Americans are going digital in more ways than one. In a release, the U.S. Census Bureau's Statistical said that not only are people purchasing consumer electronics transitioning from analog to digital format, they're also buying products digitally.
According to the Bureau, Factory sales of MP3 players will rise from $424 million in 2003 to nearly $6 billion in 2007. Additionally, sales of digital television sets and monitors for the same period are estimated to increase from $8.7 billion to $26.3 billion.
Products are not the only things going digital -- the process for acquiring them is as well. Of the $3.7 trillion in retail sales in 2005, $93 billion, or 2.5 percent, were recorded as e-commerce sales.

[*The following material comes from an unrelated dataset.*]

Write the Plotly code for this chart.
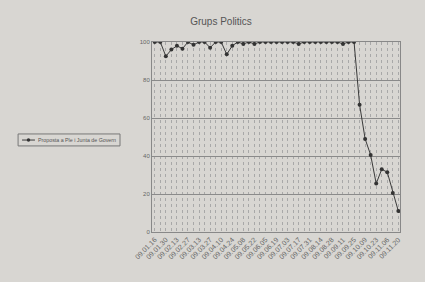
import plotly.graph_objects as go

dates = ["09.01.16","09.01.23","09.01.30","09.02.06","09.02.13","09.02.20","09.02.27",
         "09.03.06","09.03.13","09.03.20","09.03.27","09.04.03","09.04.10","09.04.17",
         "09.04.24","09.05.01","09.05.08","09.05.15","09.05.22","09.05.29","09.06.05",
         "09.06.12","09.06.19","09.06.26","09.07.03","09.07.10","09.07.17","09.07.24",
         "09.07.31","09.08.07","09.08.14","09.08.21","09.08.28","09.09.04","09.09.11",
         "09.09.18","09.09.25","09.10.02","09.10.09","09.10.16","09.10.23","09.10.30",
         "09.11.06","09.11.13","09.11.20"]
proposta = [100, 100, 92.5, 96, 98, 96.5, 100, 98.5, 100, 100, 97, 100, 100, 93.5,
            98, 100, 99, 100, 99, 100, 100, 100, 100, 100, 100, 100, 99, 100,
            100, 100, 100, 100, 100, 100, 99, 100, 100, 67, 49, 40.5, 25.5, 33,
            31.5, 20.5, 11]
series_name = "Proposta a Ple i Junta de Govern"
title = "Grups Politics"

fig = go.Figure()
fig.add_trace(go.Scatter(
    x=dates, y=proposta, name=series_name, mode="lines+markers",
    line=dict(color="#3a3a3a", width=1),
    marker=dict(color="#333333", size=4, symbol="circle"),
    showlegend=False,
))

# legend box drawn by hand (compact, like the printed original)
ly = 0.484
fig.add_shape(type="rect", xref="paper", yref="paper", x0=-0.540, x1=-0.129,
              y0=0.453, y1=0.516, line=dict(color="#777777", width=1))
fig.add_shape(type="line", xref="paper", yref="paper", x0=-0.524, x1=-0.472,
              y0=ly, y1=ly, line=dict(color="#3a3a3a", width=1))
fig.add_shape(type="circle", xref="paper", yref="paper", x0=-0.505, x1=-0.491,
              y0=ly - 0.009, y1=ly + 0.009, fillcolor="#333333",
              line=dict(color="#333333", width=0))
fig.add_annotation(text=series_name, xref="paper", yref="paper", x=-0.466, y=ly,
                   xanchor="left", yanchor="middle", showarrow=False,
                   font=dict(size=5.3, color="#555555"))

fig.update_layout(
    width=425, height=282,
    margin=dict(l=152, r=25, t=42, b=50),
    paper_bgcolor="#d8d6d2",
    plot_bgcolor="#d8d6d2",
    font=dict(family="Liberation Sans, Arial, sans-serif", color="#555555", size=6),
    title=dict(text=title, x=0.52, xanchor="center", y=0.925, yanchor="middle",
               font=dict(size=10, color="#555555")),
    showlegend=False,
)
fig.update_xaxes(
    type="category", range=[-0.5, 44.3],
    tickmode="array", tickvals=dates,
    ticktext=[d if i % 2 == 0 else "" for i, d in enumerate(dates)],
    tickangle=-45, tickfont=dict(size=7, color="#666666"),
    showgrid=True, gridcolor="#a8a8a8", griddash="dot", gridwidth=0.6,
    showline=True, linecolor="#888888", mirror=True, linewidth=1,
    ticks="",
)
fig.update_yaxes(
    range=[0, 100], tickvals=[0, 20, 40, 60, 80, 100],
    tickfont=dict(size=6, color="#666666"),
    showgrid=True, gridcolor="#8a8a8a", gridwidth=0.8,
    showline=True, linecolor="#888888", mirror=True, linewidth=1,
    zeroline=False, ticks="",
)

fig.write_html("out.html")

In 2005, electronic shopping and mail-order houses accounted for 70 percent ($65 billion) of e-commerce sales, most notably from computer hardware (14 percent), clothing (12 percent), and drugs and beauty aids (10 percent). Motor vehicle and parts dealers made up another 18 percent of e-commerce sales.
Between 2004 and 2005, Internet publishing and broadcasting operating revenue increased by 19 percent. Revenue from online advertising space increased by 29 percent. Meanwhile, the number of daily newspapers continued to decline, from 1,611 in 1990 to 1,437 in 2006. Circulation fell from 62.3 million subscribers to 52.3 million.